The house ironically has no shape. At a certain alley, the house suddenly appears. Even if you pass that alley dozens of times again, the moment is not the same. It is necessary to retrace the conditions of the moment. One must doubt that the sum of the conditions will soon be able to reproduce the memory entirely. The only way to capture the evaporable house is by constantly weighing the point between the most agile sensations and the language that can express it with the most subtlety. We must find a place to stand under bizarre conditions where repetition is observed but cannot be repeated.
Back to the story of images, I ask myself why I mainly do painting under these conditions. Perhaps it's simply because for a long time, it has been the language I've honed with the most confidence. Images reduce their status as smaller basic units as other media proliferates in more complex ways, but since they are basic units, the ability to process images can have infinite possibilities. What is certain is that the more I try to give a certain meaning to the “painting” by myself, and the more I try to contextualize my works with logical reasoning, the farther away I feel when dealing with paintings. The concept of a place is very abstract and personal to me. No one is actually looking at the exact same thing, so we are constantly trying to feel the same thing, or believe that we are feeling the same thing to feel connected. Simply, a good picture traps many people in a small room. The better the picture, the longer it locks us up. Although it cannot be proved by numbers, a picture clearly keeps the viewer in it for a long time and increases the probability of feeling the same thing between one another. There is no cost issue or boredom. I feel the paradoxical potential within a single image and that's what keeps me building a virtual house.

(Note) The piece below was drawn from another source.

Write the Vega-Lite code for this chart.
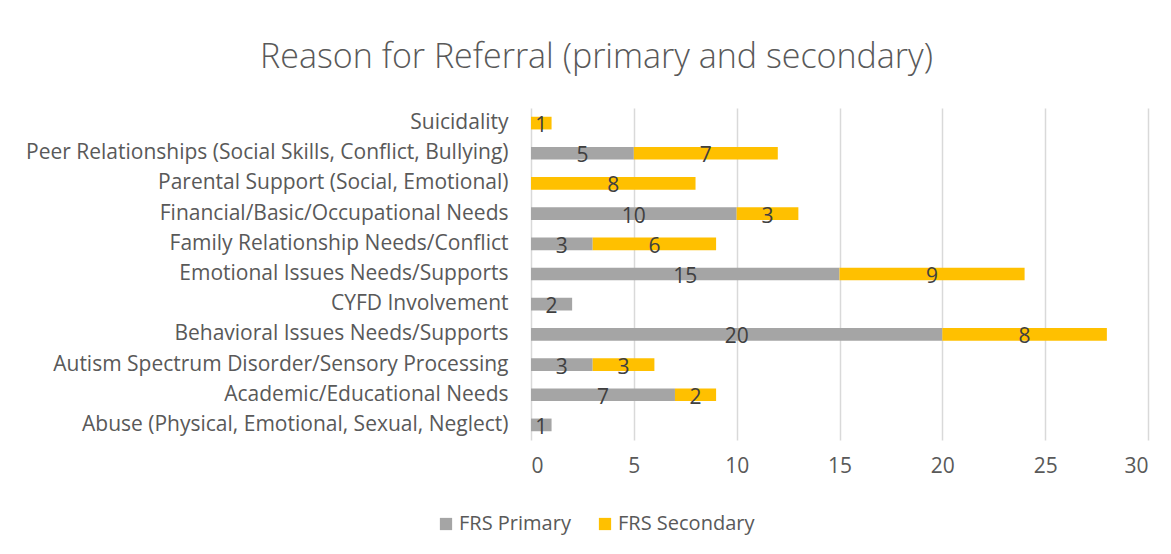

In traditional East Asian paintings, it is not possible to sketch or set down brushstrokes multiple times on the same side due to the permeability and fragility of the paper. When composing a screen, the most important things are adjusting the shade in one stroke, operating the brush through repeated skilled movements, and measuring the interval between strokes at every moment. The work before and after the painting, which controls its surface and thickness, is structured, and unlike other painting materials, its arbitrary application is very limited. In fact, many try to make variations between the materials, but most do not create new enough visual effects to doubt the frame of the limitations. This is due to the strong complementarity of the three materials of paper, brush, and ink in traditional East Asian paintings.  The viscosity of ink and the characteristic permeability of thin paper require a specific speed of motion according to the shape to be drawn. The time constraints created by this physical relationship between materials require more precise correction of the artist's movements. The artist predicts in advance the shape his brush will produce and determines the path and speed of the brush. The low saturation of the ink and the nature of not creating texture highlights the painter's ability to deal with his body and time. This is to practice movement and visualize the practice through the promise of materials.
Unlike traditional painting, the combined use of unstructured complementary materials has a completely different starting point. There can be a number of different cases depending on the properties between materials such as the degree of drying, color and texture, and transparency. This degree of freedom requires the artist to understand the characteristics and speed of the material and to establish an order between the materials. It feels as vague as it is to fall to an unmarked place and give the cardinal directions of East, West, North, South as well as right, left, up and down. I feel a kind of honesty in the way the artist's movements are projected on the screen in East Asian painting, and I believe there is still a point where it can be interpreted as a certain standard. Handling materials within comprehensible domains is important for communication, but sometimes the domain of understanding widens when materials are handled in new ways. In paintings without specific visual rules, I see the invisible rules still in the condition of the human body. It’s fun to imagine how the painting has been handled by the artist as a rectangular wooden frame covered with canvas. The texture and traces of the material on the screen constantly suggest a trail of movement. The details of the finish, the change in the angle that the effect implies, and the setting of the distance make us imagine how the artist reacted to the material and through what process he was transformed from a producer to an observer.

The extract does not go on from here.